__Exercise__:
Give the entries back exactly, dropping each image.

__Dataset items__:
···

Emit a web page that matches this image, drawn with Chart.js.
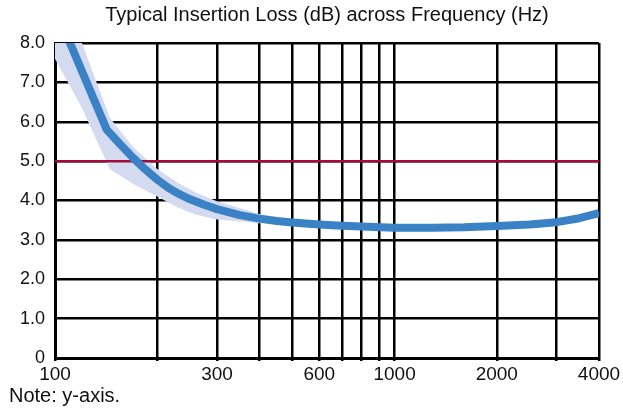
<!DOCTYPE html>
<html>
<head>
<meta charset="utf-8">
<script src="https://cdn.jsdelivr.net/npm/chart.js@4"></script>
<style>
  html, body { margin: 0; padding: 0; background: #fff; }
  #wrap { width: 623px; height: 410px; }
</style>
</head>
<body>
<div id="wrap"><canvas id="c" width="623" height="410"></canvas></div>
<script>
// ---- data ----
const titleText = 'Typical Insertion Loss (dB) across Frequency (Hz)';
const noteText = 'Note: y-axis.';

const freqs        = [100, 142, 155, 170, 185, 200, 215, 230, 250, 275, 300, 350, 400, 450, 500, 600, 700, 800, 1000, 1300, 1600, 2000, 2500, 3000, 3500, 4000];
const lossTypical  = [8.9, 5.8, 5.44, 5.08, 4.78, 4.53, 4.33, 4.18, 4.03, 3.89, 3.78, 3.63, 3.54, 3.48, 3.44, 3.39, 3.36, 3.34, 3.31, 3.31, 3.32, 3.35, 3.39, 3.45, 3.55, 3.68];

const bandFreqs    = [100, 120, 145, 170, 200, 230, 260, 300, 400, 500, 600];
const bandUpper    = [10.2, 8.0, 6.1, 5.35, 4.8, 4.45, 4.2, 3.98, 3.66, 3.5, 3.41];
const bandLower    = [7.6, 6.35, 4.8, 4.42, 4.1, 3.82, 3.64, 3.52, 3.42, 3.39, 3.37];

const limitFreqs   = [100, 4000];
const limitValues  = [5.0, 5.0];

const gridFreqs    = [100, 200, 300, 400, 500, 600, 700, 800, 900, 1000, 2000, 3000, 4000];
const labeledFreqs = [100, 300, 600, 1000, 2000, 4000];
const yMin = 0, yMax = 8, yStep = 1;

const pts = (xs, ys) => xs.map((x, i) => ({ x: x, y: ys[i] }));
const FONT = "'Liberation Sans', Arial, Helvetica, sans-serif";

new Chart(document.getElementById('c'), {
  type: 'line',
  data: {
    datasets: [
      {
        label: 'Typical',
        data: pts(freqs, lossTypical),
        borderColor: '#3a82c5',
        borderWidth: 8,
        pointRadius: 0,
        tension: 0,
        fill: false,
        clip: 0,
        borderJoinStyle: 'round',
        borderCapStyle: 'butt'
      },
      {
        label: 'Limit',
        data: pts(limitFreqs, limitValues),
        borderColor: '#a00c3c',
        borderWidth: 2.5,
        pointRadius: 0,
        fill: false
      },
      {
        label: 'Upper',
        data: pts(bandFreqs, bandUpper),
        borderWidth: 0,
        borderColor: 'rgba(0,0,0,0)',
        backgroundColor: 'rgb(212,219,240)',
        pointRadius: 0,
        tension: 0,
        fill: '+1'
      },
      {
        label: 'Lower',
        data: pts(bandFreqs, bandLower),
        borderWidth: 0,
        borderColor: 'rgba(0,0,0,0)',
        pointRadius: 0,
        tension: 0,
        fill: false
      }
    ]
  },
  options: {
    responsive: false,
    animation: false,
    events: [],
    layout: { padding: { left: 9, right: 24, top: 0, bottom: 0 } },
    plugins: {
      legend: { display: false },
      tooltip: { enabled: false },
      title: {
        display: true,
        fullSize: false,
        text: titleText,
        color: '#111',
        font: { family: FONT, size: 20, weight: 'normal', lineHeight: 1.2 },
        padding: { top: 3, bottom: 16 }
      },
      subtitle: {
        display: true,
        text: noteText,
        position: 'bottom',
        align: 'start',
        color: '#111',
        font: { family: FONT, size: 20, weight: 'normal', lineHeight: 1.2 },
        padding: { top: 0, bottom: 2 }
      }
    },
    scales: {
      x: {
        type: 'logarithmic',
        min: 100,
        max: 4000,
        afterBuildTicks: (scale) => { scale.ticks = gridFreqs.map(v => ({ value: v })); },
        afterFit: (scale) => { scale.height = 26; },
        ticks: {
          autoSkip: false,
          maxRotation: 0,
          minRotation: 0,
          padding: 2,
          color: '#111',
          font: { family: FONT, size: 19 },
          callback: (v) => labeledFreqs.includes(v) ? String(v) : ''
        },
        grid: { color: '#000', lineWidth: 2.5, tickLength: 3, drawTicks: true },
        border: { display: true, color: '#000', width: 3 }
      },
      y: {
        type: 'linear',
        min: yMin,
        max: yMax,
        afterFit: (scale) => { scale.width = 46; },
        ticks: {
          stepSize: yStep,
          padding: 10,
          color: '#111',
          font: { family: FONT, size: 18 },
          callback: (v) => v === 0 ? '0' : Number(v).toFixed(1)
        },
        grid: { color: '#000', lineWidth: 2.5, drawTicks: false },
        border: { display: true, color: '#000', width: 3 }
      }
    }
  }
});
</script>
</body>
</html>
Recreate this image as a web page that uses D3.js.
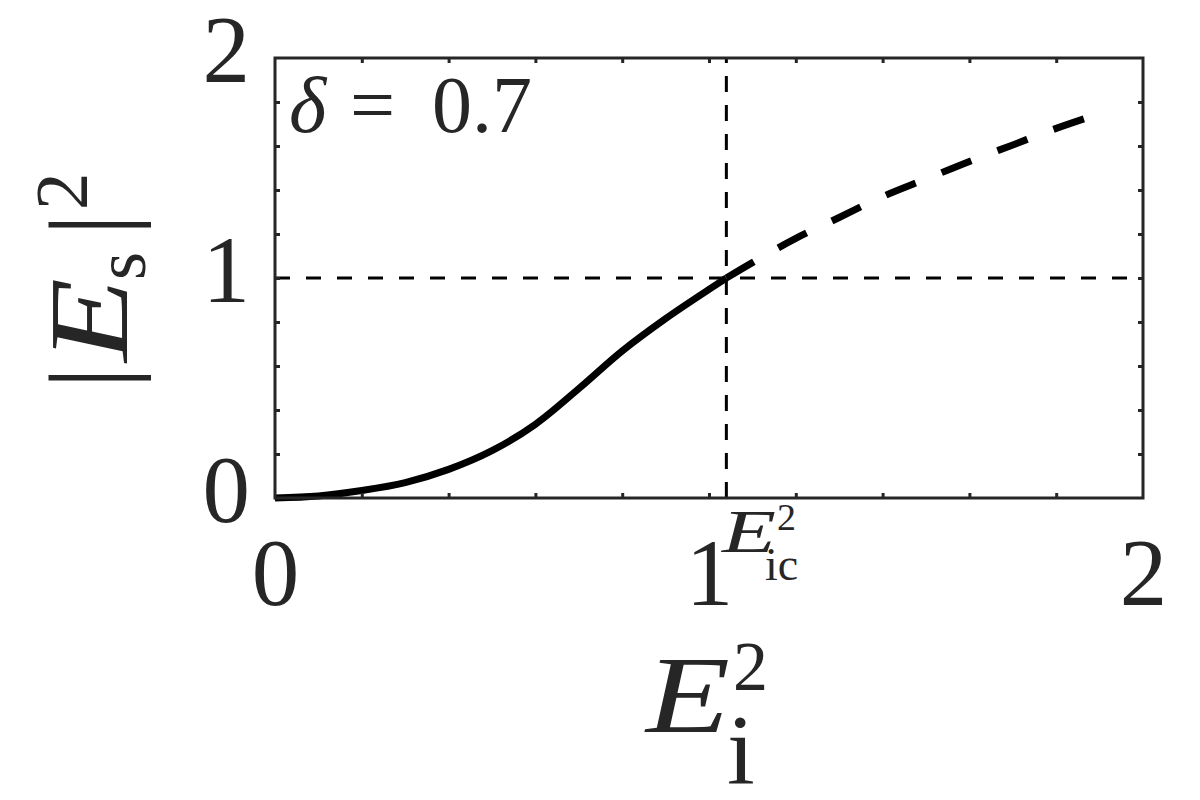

···

__Solved exercise__:
Emit a web page that matches this image, drawn with Chart.js.
<!DOCTYPE html>
<html>
<head>
<meta charset="utf-8">
<script src="https://cdn.jsdelivr.net/npm/chart.js@4"></script>
<style>
  html, body { margin: 0; padding: 0; background: #fff; }
  #wrap { width: 623px; height: 410px; }
</style>
</head>
<body>
<div id="wrap"><canvas id="c" width="623" height="410"></canvas></div>
<script>
// ---- data ----
const titleText = 'Typical Insertion Loss (dB) across Frequency (Hz)';
const noteText = 'Note: y-axis.';

const freqs        = [100, 142, 155, 170, 185, 200, 215, 230, 250, 275, 300, 350, 400, 450, 500, 600, 700, 800, 1000, 1300, 1600, 2000, 2500, 3000, 3500, 4000];
const lossTypical  = [8.9, 5.8, 5.44, 5.08, 4.78, 4.53, 4.33, 4.18, 4.03, 3.89, 3.78, 3.63, 3.54, 3.48, 3.44, 3.39, 3.36, 3.34, 3.31, 3.31, 3.32, 3.35, 3.39, 3.45, 3.55, 3.68];

const bandFreqs    = [100, 120, 145, 170, 200, 230, 260, 300, 400, 500, 600];
const bandUpper    = [10.2, 8.0, 6.1, 5.35, 4.8, 4.45, 4.2, 3.98, 3.66, 3.5, 3.41];
const bandLower    = [7.6, 6.35, 4.8, 4.42, 4.1, 3.82, 3.64, 3.52, 3.42, 3.39, 3.37];

const limitFreqs   = [100, 4000];
const limitValues  = [5.0, 5.0];

const gridFreqs    = [100, 200, 300, 400, 500, 600, 700, 800, 900, 1000, 2000, 3000, 4000];
const labeledFreqs = [100, 300, 600, 1000, 2000, 4000];
const yMin = 0, yMax = 8, yStep = 1;

const pts = (xs, ys) => xs.map((x, i) => ({ x: x, y: ys[i] }));
const FONT = "'Liberation Sans', Arial, Helvetica, sans-serif";

new Chart(document.getElementById('c'), {
  type: 'line',
  data: {
    datasets: [
      {
        label: 'Typical',
        data: pts(freqs, lossTypical),
        borderColor: '#3a82c5',
        borderWidth: 8,
        pointRadius: 0,
        tension: 0,
        fill: false,
        clip: 0,
        borderJoinStyle: 'round',
        borderCapStyle: 'butt'
      },
      {
        label: 'Limit',
        data: pts(limitFreqs, limitValues),
        borderColor: '#a00c3c',
        borderWidth: 2.5,
        pointRadius: 0,
        fill: false
      },
      {
        label: 'Upper',
        data: pts(bandFreqs, bandUpper),
        borderWidth: 0,
        borderColor: 'rgba(0,0,0,0)',
        backgroundColor: 'rgb(212,219,240)',
        pointRadius: 0,
        tension: 0,
        fill: '+1'
      },
      {
        label: 'Lower',
        data: pts(bandFreqs, bandLower),
        borderWidth: 0,
        borderColor: 'rgba(0,0,0,0)',
        pointRadius: 0,
        tension: 0,
        fill: false
      }
    ]
  },
  options: {
    responsive: false,
    animation: false,
    events: [],
    layout: { padding: { left: 9, right: 24, top: 0, bottom: 0 } },
    plugins: {
      legend: { display: false },
      tooltip: { enabled: false },
      title: {
        display: true,
        fullSize: false,
        text: titleText,
        color: '#111',
        font: { family: FONT, size: 20, weight: 'normal', lineHeight: 1.2 },
        padding: { top: 3, bottom: 16 }
      },
      subtitle: {
        display: true,
        text: noteText,
        position: 'bottom',
        align: 'start',
        color: '#111',
        font: { family: FONT, size: 20, weight: 'normal', lineHeight: 1.2 },
        padding: { top: 0, bottom: 2 }
      }
    },
    scales: {
      x: {
        type: 'logarithmic',
        min: 100,
        max: 4000,
        afterBuildTicks: (scale) => { scale.ticks = gridFreqs.map(v => ({ value: v })); },
        afterFit: (scale) => { scale.height = 26; },
        ticks: {
          autoSkip: false,
          maxRotation: 0,
          minRotation: 0,
          padding: 2,
          color: '#111',
          font: { family: FONT, size: 19 },
          callback: (v) => labeledFreqs.includes(v) ? String(v) : ''
        },
        grid: { color: '#000', lineWidth: 2.5, tickLength: 3, drawTicks: true },
        border: { display: true, color: '#000', width: 3 }
      },
      y: {
        type: 'linear',
        min: yMin,
        max: yMax,
        afterFit: (scale) => { scale.width = 46; },
        ticks: {
          stepSize: yStep,
          padding: 10,
          color: '#111',
          font: { family: FONT, size: 18 },
          callback: (v) => v === 0 ? '0' : Number(v).toFixed(1)
        },
        grid: { color: '#000', lineWidth: 2.5, drawTicks: false },
        border: { display: true, color: '#000', width: 3 }
      }
    }
  }
});
</script>
</body>
</html>
Recreate this image as a web page that uses D3.js.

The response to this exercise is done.